Наконец, тот самый вопрос о хронологии оказывается не так прост, как кажется на первый взгляд. Казалось бы, история музыки вполне документирована рукописями и свидетельствами, и никаких особых вопросов здесь быть не может. Но музыка – это прежде всего событие, как премьера спектакля или фильма, и воспринимается она современниками не в качестве нот, а в качестве свершения. Но если театральная премьера или ввод в строй нового архитектурного сооружения – событие, имеющее свое место в общей истории, политической, экономической или социальной, то музыкальное событие может и быть, и не быть в этих исторических рамках. Премьерой музыкального произведения может оказаться исполнение в огромном зале и может – для одного или двух ценителей. Сочинитель музыки может представить ее образованной публике всего мира, разослав, например, нотную запись до изобретения современных звукозаписывающих устройств, а может скрывать ее в кругу немногих. Да и любая премьера может быть отменена новой премьерой: новой студийной записью, новой редакцией для другого голоса или другого набора инструментов, новой канонизацией для публичного или школьного употребления. Поэтому так часто нарушается хронология в восприятии музыки: современники кажутся принадлежащими к разным эпохам, а при описании влияний даже иные знатоки иногда путаются, что было раньше, а что – потом. Конечно, в истории литературы и даже живописи тоже понятны разные редакции, но, создавая новую редакцию текста, писатель обычно знает, какое именно событие он произведет. Не в том смысле, что он рассчитывает на успех, он как и человек музыки ведает и торжество, и провалы, – но в том смысле, что он понимает, в каком ключе его запомнят и на какую полку поставят. А в музыке нельзя сказать, запомнят ли ноты, голос или саму атмосферу возбуждения; вызванные сочетанием звуков мысли или глубину раз и навсегда пережитого, которое навсегда останется с тобой. Поэтому как можно построить линейку событий и «влияний», когда неясно, что именно сейчас было, когда музыка прозвучала? – даже если всех нас она поразила до глубины души.

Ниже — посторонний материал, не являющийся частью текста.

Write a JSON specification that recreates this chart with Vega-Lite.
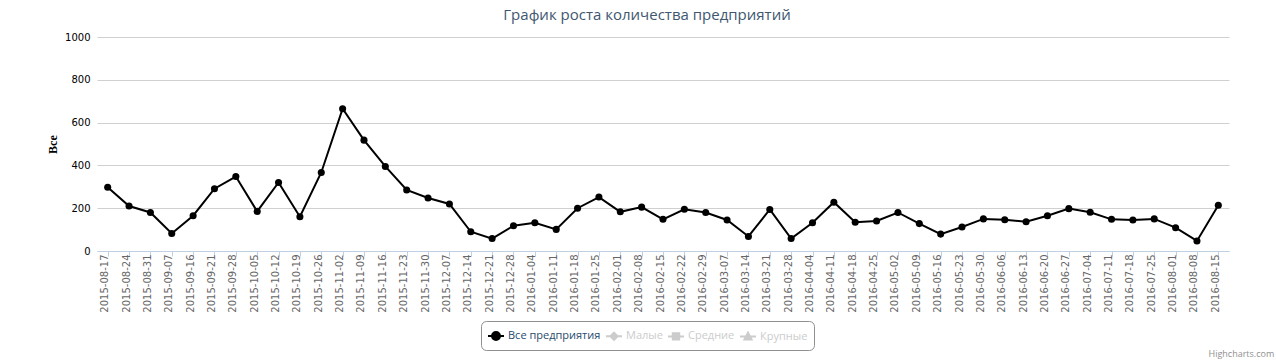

Какими поэтому плоскими кажутся курсы лекций, в которых, на горе всем, нам разъяснят, какая идея двигала музыкантом, а какая еще его вдохновляла, как будто музыка – это судорога, которая без особых искажений передается от композиторов к исполнителям. Как неприятно звучат призывы представить то готический собор, то карнавальную площадь, то лес и реку, думая, что эти впечатления растолкуют нам, как устроено наше глубинное восприятие музыкального события. И тем более устаревшими оказываются рассказы об инструментах, плачущих скрипках или тревожных органах, бегемотах контрабасов и хитрых машинах роялей – разве что если нас всех самих представить как марионеток и участников большого кукольного театра. При анализе эффектов инструментов мы допустим ошибки как раз там, где нам кажется все сразу понятным. Ведь даже великий философ музыки А. Ф. Лосев противопоставил «ликующее умозрение колокольного звона… сдавленной самоутвержденности органа» в характеристике восточного и западного христианства, не учтя, что колокола появились в Кампании и долго считались в православии недопустимым новшеством, а орган – греческое изобретение (вспомним, как Карлу Великому подарила орган византийская императрица Ирина). А другой великий музыковед, Б. В. Асафьев, объявил лютню исторически образцовым инструментом для домашнего музицирования, хотя до XVI века она употреблялась только для аккомпанирования пения, а значит, была инструментом идеально публичным. И, если так ошибались крупнейшие ученые ХХ века, что остается нам?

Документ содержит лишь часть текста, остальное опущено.